The Congress described by Reagan was called to order on September 5, 1774. Early in the proceedings, a delegate moved that Congress be opened with a prayer. Two other delegates opposed the motion on the grounds that “we were so divided in religious sentiments.”
At this juncture, one respected delegate from Massachusetts spoke up. Samuel Adams rose to his feet and declared that he “was no bigot, and could hear a prayer from a gentleman of piety and virtue, who was at the same time a friend to his country.” Reagan summarized Adams’s plea: “Because Sam Adams gave voice to all the goodness, the genius, and the generosity that make up the American spirit, the First Continental Congress made its first act a prayer—the beginning of a great tradition.”

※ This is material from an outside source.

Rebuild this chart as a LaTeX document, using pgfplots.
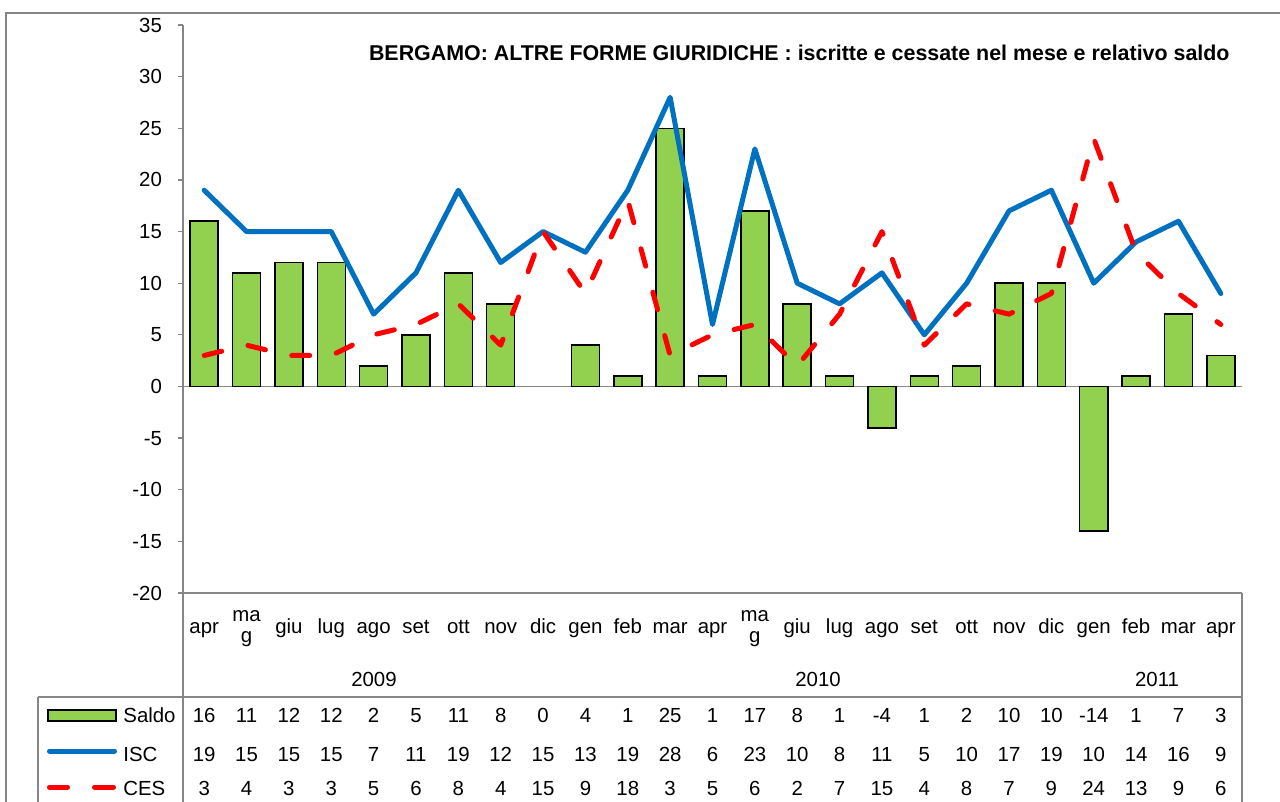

The Reverend Jacob Duché, a local Episcopal clergyman, was nominated to lead the Congress in prayer. He decided to read Psalm 35. Have you read the Psalm lately? Such an appropriate choice, under the circumstances. The Psalm begins: “Contend, Lord, with those who contend with me; fight against those who fight against me . . . .”
Duché finished the Pslam, then prayed a prayer that “filled the bosom of every man present,” according to John Adams.
Our nation began with the Boston Tea Party, the “shot heard round the world,” and other great moments. But perhaps we should remember that one of these great moments was a few quiet minutes in a hall in Philadelphia. Men of different religious persuasions agreed to spend a few moments praying together, because they knew that they needed divine assistance for the long struggle ahead.
That long struggle is ahead of us today, too.